We all have one, and some of us are lucky enough that we will be with her on Mother’s Day, May 12.
Others will be making phone calls and sending flowers and gifts across the miles to show we care and wish her the best even though we can’t be with her in person.
Still others will remember our mothers for their love and care while they were with us, cherishing the memories of times we shared and mourning the loss, no matter how long it has been.
Our relationships with our mothers can be complicated. Not everyone has a close bond; tension, differences of opinion and hurt feelings sometimes get in the way and cause a rift; occasionally a mother abuses her child, and the connection is severed for good.
But that is rare, and most of us find that the older we get, the more like our mother we become, and that applies to men as well as women. Even though we have minds of our own and may disagree on social issues or politics, we still cherish our mothers and the sacrifices they made and often continue to make for us, no matter how old we are.
These remarkable women brought us into the world, held us when we cried, fed us when we were hungry, sang to us when we were sick, set us straight when we acted up, cheered for us on stages and athletic fields and told us to clean up our rooms if the spaces got too messy.
Simply put, Mom has been there for us in times of triumph and sorrow. When we were in our teens, Mom may have been a little too nosy as we sought to establish our own identities. As we turned into young adults, she gave us a few extra quarters to do laundry or sent some snacks to help us get through all-nighters. As we entered the working world, she made us feel a little braver, even while telling us that we could always come back home if we needed to.

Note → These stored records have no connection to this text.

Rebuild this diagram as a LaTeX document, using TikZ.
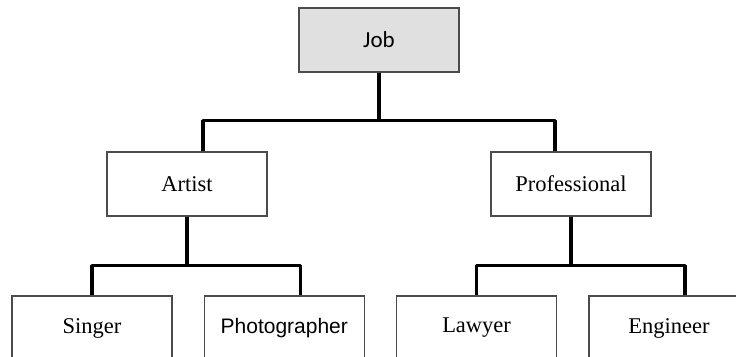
\documentclass[tikz,border=0pt]{standalone}
\usepackage{fontspec}
\setmainfont{Liberation Serif}
\newfontfamily\arialfont{Liberation Sans}
\newfontfamily\calibrifont{Carlito}
\usetikzlibrary{positioning}

\begin{document}
\begin{tikzpicture}[
  x=1pt, y=-1pt,
  font=\fontsize{22.5}{26}\selectfont,
  node distance=31pt,
  box/.style={draw=black!70, line width=1.3pt, minimum width=160pt,
    minimum height=64pt, inner sep=0pt},
  root/.style={box, fill=black!12},
  link/.style={line width=3.4pt, draw=black, line join=round}
]
  \useasboundingbox (0,0) rectangle (736,356);
  \clip (0,0) rectangle (736,356);

  \node[root, font=\calibrifont\fontsize{23}{27}\selectfont] (job) at (379,40) {Job};
  \node[box] (artist) at (187,184) {Artist};
  \node[box] (professional) at (571,184) {Professional};

  \node[box] (singer) at (92,328) {Singer};
  \node[box, right=of singer, font=\arialfont\fontsize{21}{25}\selectfont] (photographer) {Photographer};
  \node[box, right=of photographer] (lawyer) {Lawyer};
  \node[box, right=of lawyer] (engineer) {Engineer};

  \draw[link] (job.south) -- ++(0,48) coordinate (jobfork);
  \draw[link] ([xshift=16pt]artist.north) |- (jobfork) -| ([xshift=-16pt]professional.north);

  \draw[link] (artist.south) -- ++(0,49) coordinate (artistfork);
  \draw[link] (singer.north) |- (artistfork) -| ([xshift=16pt]photographer.north);

  \draw[link] (professional.south) -- ++(0,49) coordinate (professionalfork);
  \draw[link] (lawyer.north) |- (professionalfork) -| ([xshift=16pt]engineer.north);
\end{tikzpicture}
\end{document}
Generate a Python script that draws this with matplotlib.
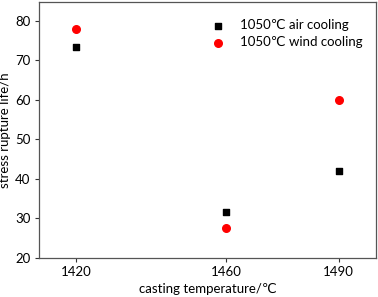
import matplotlib
matplotlib.use("Agg")
import matplotlib.pyplot as plt

plt.rcParams['font.family'] = ['Lato', 'DejaVu Sans']

temps = [1420, 1460, 1490]
air_cooling = [73.5, 31.6, 42.0]
wind_cooling = [78.0, 27.5, 60.0]
xticks = [1420, 1460, 1490]
yticks = [20, 30, 40, 50, 60, 70, 80]

fig = plt.figure(figsize=(3.78, 2.97), dpi=100)
ax = fig.add_axes([0.1032, 0.1313, 0.8915, 0.862])
ax.scatter(temps, air_cooling, marker='s', s=24, color='black', label='1050℃ air cooling', zorder=3)
ax.scatter(temps, wind_cooling, marker='o', s=30, color='#ff0000', label='1050℃ wind cooling', zorder=3)
ax.set_xlim(1410, 1500)
ax.set_ylim(20, 84.8)
ax.set_xticks(xticks)
ax.set_yticks(yticks)
ax.tick_params(direction='out', length=3, width=0.8, labelsize=9.5, colors='#333333', labelcolor='black', pad=3)
for s in ax.spines.values():
    s.set_color('#555555')
    s.set_linewidth(0.9)
ax.set_xlabel('casting temperature/℃', fontsize=9.5, labelpad=3)
ax.set_ylabel('stress rupture life/h', fontsize=9.5, labelpad=3)
ax.legend(loc='upper right', frameon=False, fontsize=9.5, handletextpad=0.7, borderaxespad=0.6,
          bbox_to_anchor=(1.0, 0.985), labelspacing=0.4)
fig.savefig('out.png', dpi=100)
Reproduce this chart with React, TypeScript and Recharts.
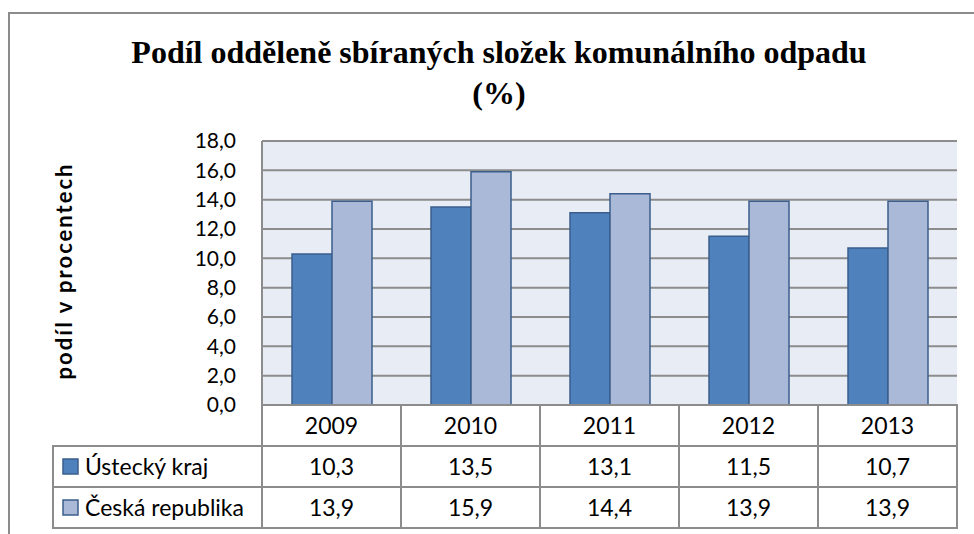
import React from "react";
import { BarChart, Bar, XAxis, YAxis, CartesianGrid } from "recharts";

const years = ["2009", "2010", "2011", "2012", "2013"];
const usteckyKraj = [10.3, 13.5, 13.1, 11.5, 10.7];
const ceskaRepublika = [13.9, 15.9, 14.4, 13.9, 13.9];
const yTicks = [0, 2, 4, 6, 8, 10, 12, 14, 16, 18];

const SERIES = [
  { key: "ustecky", name: "Ústecký kraj", values: usteckyKraj, fill: "#4F81BD" },
  { key: "cr", name: "Česká republika", values: ceskaRepublika, fill: "#AAB9D7" },
];

const data = years.map((year, i) => ({
  year,
  ustecky: usteckyKraj[i],
  cr: ceskaRepublika[i],
}));

const fmt = (v: number) => v.toFixed(1).replace(".", ",");

const LINE = "#8c8c8c";
const FONT = "Lato, Carlito, sans-serif";
const SERIF = "'Liberation Serif', 'Times New Roman', serif";
const ROW_H = 41;
const LEGEND_W = 209;
const TABLE_FS = 23;

function TableTick(props: any) {
  const { x, y, payload, index } = props;
  const half = payload && payload.offset ? payload.offset : 69.6;
  const w = half * 2;
  const left = x - half;
  const rows = SERIES.map((s, r) => {
    const top = y + ROW_H * (r + 1);
    return (
      <g key={s.key}>
        <rect x={left} y={top} width={w} height={ROW_H} fill="#fff" stroke={LINE} strokeWidth={2} />
        <text x={x} y={top + ROW_H / 2 + 8} textAnchor="middle" fontSize={TABLE_FS} fontFamily={FONT} fill="#000">
          {fmt(s.values[index])}
        </text>
        {index === 0 && (
          <g>
            <rect x={left - LEGEND_W} y={top} width={LEGEND_W} height={ROW_H} fill="#fff" stroke={LINE} strokeWidth={2} />
            <rect x={left - LEGEND_W + 10} y={top + 13} width={15} height={15} fill={s.fill} stroke="#3B5E8C" strokeWidth={1.5} />
            <text x={left - LEGEND_W + 32} y={top + ROW_H / 2 + 8} fontSize={TABLE_FS} fontFamily={FONT} fill="#000">
              {s.name}
            </text>
          </g>
        )}
      </g>
    );
  });
  return (
    <g>
      <rect x={left} y={y} width={w} height={ROW_H} fill="#fff" stroke={LINE} strokeWidth={2} />
      <text x={x} y={y + ROW_H / 2 + 8} textAnchor="middle" fontSize={TABLE_FS} fontFamily={FONT} fill="#000">
        {payload.value}
      </text>
      {rows}
    </g>
  );
}

function YLabel(props: any) {
  const vb = props.viewBox || { x: 0, y: 141, height: 264 };
  const cx = 63;
  const cy = vb.y + vb.height / 2 - 2;
  return (
    <text
      x={cx}
      y={cy}
      transform={`rotate(-90 ${cx} ${cy})`}
      textAnchor="middle"
      dominantBaseline="central"
      fontSize={22}
      letterSpacing={2}
      fontWeight="bold"
      fontFamily={FONT}
      fill="#000"
    >
      podíl v procentech
    </text>
  );
}

export default function App() {
  return (
    <div style={{ position: "absolute", left: 0, top: 0, width: 974, height: 534, background: "#fff", overflow: "hidden" }}>
      <div
        style={{
          position: "absolute",
          left: 8,
          top: 12,
          width: 980,
          height: 540,
          borderTop: `2px solid ${LINE}`,
          borderLeft: `2px solid ${LINE}`,
        }}
      />
      <svg width={974} height={120} style={{ position: "absolute", left: 0, top: 0 }}>
        <text x={499} y={63} textAnchor="middle" fontFamily={SERIF} fontWeight="bold" fontSize={32}>
          Podíl odděleně sbíraných složek komunálního odpadu
        </text>
        <text x={499} y={104} textAnchor="middle" fontFamily={SERIF} fontWeight="bold" fontSize={32}>
          (%)
        </text>
      </svg>
      <div style={{ position: "absolute", left: 0, top: 0 }}>
        <BarChart
          width={974}
          height={534}
          data={data}
          margin={{ top: 141, right: 17, bottom: 0, left: 202 }}
          barGap={0}
          barSize={40}
        >
          <CartesianGrid vertical={false} fill="#E8ECF4" stroke={LINE} strokeWidth={2} />
          <XAxis
            dataKey="year"
            height={129}
            axisLine={false}
            tickLine={false}
            tickSize={0}
            tickMargin={0}
            interval={0}
            tick={<TableTick />}
          />
          <YAxis
            width={60}
            domain={[0, 18]}
            ticks={yTicks}
            interval={0}
            tickFormatter={fmt}
            axisLine={{ stroke: LINE, strokeWidth: 2 }}
            tickLine={false}
            tickSize={0}
            tickMargin={26}
            tick={{ fontSize: 21, fontFamily: FONT, fill: "#000" }}
            label={<YLabel />}
          />
          {SERIES.map((s) => (
            <Bar
              key={s.key}
              dataKey={s.key}
              name={s.name}
              fill={s.fill}
              stroke="#3B5E8C"
              strokeWidth={1.5}
              isAnimationActive={false}
            />
          ))}
        </BarChart>
      </div>
    </div>
  );
}
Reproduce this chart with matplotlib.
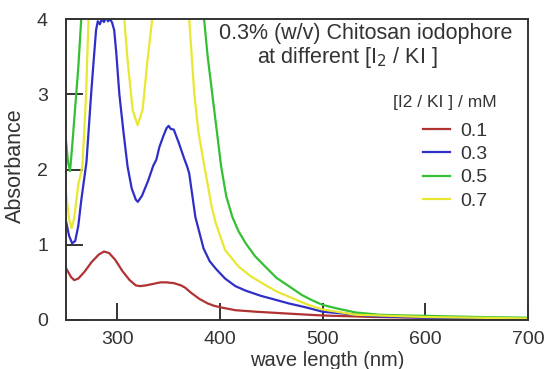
import numpy as np
import matplotlib
matplotlib.use('Agg')
import matplotlib.pyplot as plt

plt.rcParams['font.family'] = ['Liberation Sans', 'DejaVu Sans']

# valeurs (longueur d'onde en nm, absorbance)
wl_01 = [250, 255, 258, 262, 268, 275, 282, 287, 292, 298, 305, 312, 318, 322,
         328, 335, 342, 348, 355, 362, 366, 372, 380, 388, 394, 400, 415, 435,
         460, 486, 500, 550, 600, 650, 700]
abs_01 = [0.69, 0.57, 0.53, 0.55, 0.64, 0.77, 0.87, 0.91, 0.89, 0.80, 0.65, 0.53,
          0.46, 0.45, 0.46, 0.48, 0.50, 0.50, 0.49, 0.46, 0.43, 0.36, 0.28, 0.22,
          0.19, 0.17, 0.13, 0.11, 0.09, 0.07, 0.06, 0.04, 0.03, 0.02, 0.015]

wl_03 = [250, 253, 256, 259, 262, 265, 268, 270, 274.5, 277, 279.3, 281, 283,
         285, 287, 289, 291, 293, 295, 297, 299, 302, 306, 310, 314, 318, 320,
         324, 330, 335, 338, 341, 345, 348, 350, 352, 355, 360, 365, 368, 370,
         376, 384, 390, 396, 405, 415, 425, 440, 451, 467, 483, 500, 550, 600,
         650, 700]
abs_03 = [1.32, 1.12, 1.02, 1.05, 1.25, 1.6, 1.9, 2.1, 3.0, 3.45, 3.85, 3.97,
          3.93, 4.0, 3.96, 4.02, 3.97, 4.0, 3.95, 3.85, 3.55, 3.0, 2.5, 2.04,
          1.75, 1.6, 1.57, 1.65, 1.85, 2.05, 2.13, 2.3, 2.45, 2.55, 2.58, 2.54,
          2.53, 2.35, 2.15, 2.04, 1.95, 1.37, 0.95, 0.78, 0.68, 0.55, 0.45, 0.39,
          0.32, 0.28, 0.22, 0.17, 0.11, 0.05, 0.03, 0.02, 0.015]

wl_05 = [250, 252, 254, 256, 258, 260, 262, 264.8, 267, 380, 384.5, 388, 392.5,
         397, 401, 406, 412, 418, 425, 434, 444, 455, 467, 480, 490, 500, 515,
         532, 555, 580, 600, 650, 700]
abs_05 = [2.39, 2.1, 1.98, 2.3, 2.65, 3.0, 3.35, 3.98, 4.3, 4.3, 4.0, 3.5, 3.0,
          2.5, 2.05, 1.65, 1.37, 1.18, 1.02, 0.85, 0.71, 0.56, 0.45, 0.33, 0.26,
          0.2, 0.15, 0.1, 0.07, 0.06, 0.055, 0.04, 0.03]

wl_07 = [250, 253, 255.5, 258, 262, 266, 269.6, 272, 274, 305, 306.8, 310, 315,
         319.7, 324.6, 329.4, 334, 336, 368, 370, 375, 379, 384, 388, 392, 396,
         405, 418, 430, 441, 455, 467, 486, 500, 532, 600, 650, 700]
abs_07 = [1.7, 1.35, 1.22, 1.35, 1.8, 2.04, 3.0, 4.0, 4.3, 4.3, 4.0, 3.45, 2.79,
          2.59, 2.79, 3.45, 4.0, 4.3, 4.3, 4.0, 3.0, 2.5, 2.1, 1.8, 1.5, 1.28,
          0.93, 0.71, 0.58, 0.49, 0.38, 0.31, 0.2, 0.14, 0.07, 0.04, 0.03, 0.02]

series = [
    ('0.1', wl_01, abs_01, '#b03232'),
    ('0.3', wl_03, abs_03, '#2f2fc8'),
    ('0.5', wl_05, abs_05, '#34c034'),
    ('0.7', wl_07, abs_07, '#e8e832'),
]

txt = '#333333'
W, H = 545, 369

fig = plt.figure(figsize=(5.45, 3.69), dpi=100)
ax = fig.add_axes([0.121, 0.1328, 0.848, 0.8157])

for label, x, y, c in series:
    ax.plot(x, y, color=c, lw=1.6, label=label)

ax.set_xlim(250, 700)
ax.set_ylim(0, 4)
ax.set_xticks([300, 400, 500, 600, 700])
ax.set_yticks([0, 1, 2, 3, 4])

for s in ax.spines.values():
    s.set_color(txt)
    s.set_linewidth(1.4)
ax.tick_params(direction='in', length=12, width=1.4, color=txt,
               labelsize=14, labelcolor=txt)
ax.tick_params(axis='x', pad=8)
ax.tick_params(axis='y', pad=13)

# titres des axes
fig.text(327 / W, 1 - 366 / H, 'wave length (nm)', ha='center', va='baseline',
         fontsize=14.5, color=txt)
fig.text(15 / W, 1 - 166 / H, 'Absorbance', ha='center', va='center',
         rotation=90, fontsize=15.5, color=txt)

# texte dans le cadre
fig.text(366 / W, 1 - 33 / H, '0.3% (w/v) Chitosan iodophore',
         ha='center', va='center', fontsize=15.5, color=txt)
fig.text(347 / W, 1 - 57 / H, 'at different [I$_2$ / KI ]',
         ha='center', va='center', fontsize=15.5, color=txt)
fig.text(445 / W, 1 - 103 / H, '[I2 / KI ] / mM',
         ha='center', va='center', fontsize=12.5, color=txt)

leg = ax.legend(loc='upper left', bbox_to_anchor=(423 / W, 1 - 122 / H),
                bbox_transform=fig.transFigure, frameon=False,
                fontsize=14, handlelength=1.4, handletextpad=0.5,
                labelspacing=0.3, borderpad=0, borderaxespad=0)
for t in leg.get_texts():
    t.set_color(txt)

fig.savefig('out.png', dpi=100)
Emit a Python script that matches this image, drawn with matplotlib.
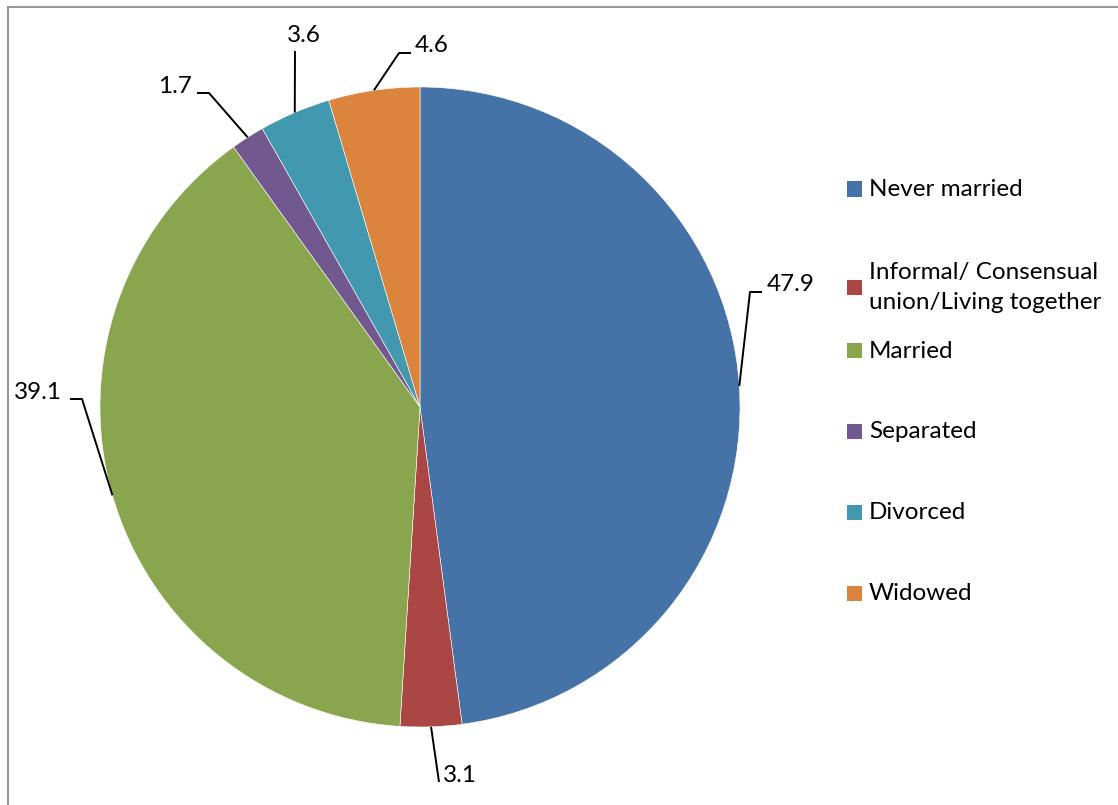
import numpy as np
import matplotlib
matplotlib.use("Agg")
import matplotlib.pyplot as plt
from matplotlib.patches import Rectangle
from matplotlib.lines import Line2D

categories = ["Never married", "Informal/ Consensual\nunion/Living together",
              "Married", "Separated", "Divorced", "Widowed"]
values = [47.9, 3.1, 39.1, 1.7, 3.6, 4.6]
value_labels = ["47.9", "3.1", "39.1", "1.7", "3.6", "4.6"]
colors = ["#4572A7", "#AA4643", "#89A54E", "#71588F", "#4198AF", "#DB843D"]

W, H = 1118, 805
DPI = 100
plt.rcParams['font.family'] = ['Lato', 'DejaVu Sans']

fig = plt.figure(figsize=(W / DPI, H / DPI), dpi=DPI)

# chart frame (only top/left visible in reference)
fig.add_artist(Line2D([8 / W, 8 / W], [0, 1 - 7 / H], transform=fig.transFigure,
                      color="#8c8c8c", lw=1.3))
fig.add_artist(Line2D([8 / W, 1], [1 - 7 / H, 1 - 7 / H], transform=fig.transFigure,
                      color="#8c8c8c", lw=1.3))

cx, cy, R = 420, 407, 320
ax = fig.add_axes([(cx - R) / W, (H - cy - R) / H, 2 * R / W, 2 * R / H])
wedges, _ = ax.pie(values, colors=colors, startangle=90, counterclock=False,
                   radius=1.0, wedgeprops=dict(edgecolor="white", linewidth=0.4))
ax.set_xlim(-1, 1)
ax.set_ylim(-1, 1)
ax.set_aspect('equal')
ax.axis('off')


def px(x, y):
    return ((x - cx) / R, (cy - y) / R)

# leader line layout: (elbow points in px, text anchor in px, ha)
layout = [
    ([(750, 292), (762, 292)], (767, 284), 'left'),
    ([(439, 782)], (443, 775), 'left'),
    ([(82, 399), (70, 399)], (62, 392), 'right'),
    ([(209, 93), (197, 93)], (192, 86), 'right'),
    ([(295, 51)], (304, 35), 'center'),
    ([(399, 53), (411, 53)], (415, 45), 'left'),
]

FS = 17.5
for w, lab, (pts, tpos, ha) in zip(wedges, value_labels, layout):
    ang = np.deg2rad((w.theta1 + w.theta2) / 2)
    ex, ey = np.cos(ang), np.sin(ang)
    xs = [ex] + [px(*p)[0] for p in pts]
    ys = [ey] + [px(*p)[1] for p in pts]
    ax.plot(xs, ys, color="black", lw=1.4, clip_on=False, solid_capstyle='butt')
    tx, ty = px(*tpos)
    ax.text(tx, ty, lab, ha=ha, va='center', fontsize=FS, color="black", clip_on=False)

# legend (manual, to mimic spacing)
legend_y = [189, 287.5, 351, 432, 512, 593]
for c, name, ly in zip(colors, categories, legend_y):
    fig.add_artist(Rectangle((847 / W, 1 - (ly + 7.5) / H), 15 / W, 15 / H,
                             transform=fig.transFigure, facecolor=c, edgecolor='none'))
    fig.text(869 / W, 1 - ly / H, name, ha='left', va='center', fontsize=FS,
             color="black", linespacing=1.55)

fig.savefig("out.png", dpi=DPI, facecolor="white")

Most of us also find that the older we get, the more we appreciate our moms, especially after we have children of our own.
Celebrations of mothers can be traced back to the ancient Greeks and Romans, who held festivals in honor of the mother goddesses Rhea and Cybele. The roots of the American Mother’s Day are variously attributed to Ann Reeves Jarvis and Julia Ward Howe.
Jarvis in 1868 organized “Mothers’ Friendship Day,” when mothers gathered with former Union and Confederate soldiers to promote reconciliation.
In 1870, Howe wrote the “Mother’s Day Proclamation,” which asked mothers to unite in promoting world peace. In 1873, she campaigned for a “Mother’s Peace Day” to be celebrated every June 2.
Nowadays, Mother’s Day is celebrated on the second Sunday of May, a time when the earth is bursting with new life and the days are longer and warmer, a fitting time to honor the givers of life, our moms. We hope you celebrate yours, with a card, flowers, chocolates, or breakfast in bed. Or if that isn’t possible, then pause to reflect about all she sacrificed and try to give back to others in a meaningful way.
Jarvis’s idea of “Mothers’ Friendship Day” and Howe’s “Mother’s Day Proclamation,” asking mothers to unite in promoting world peace, are a fine place to start.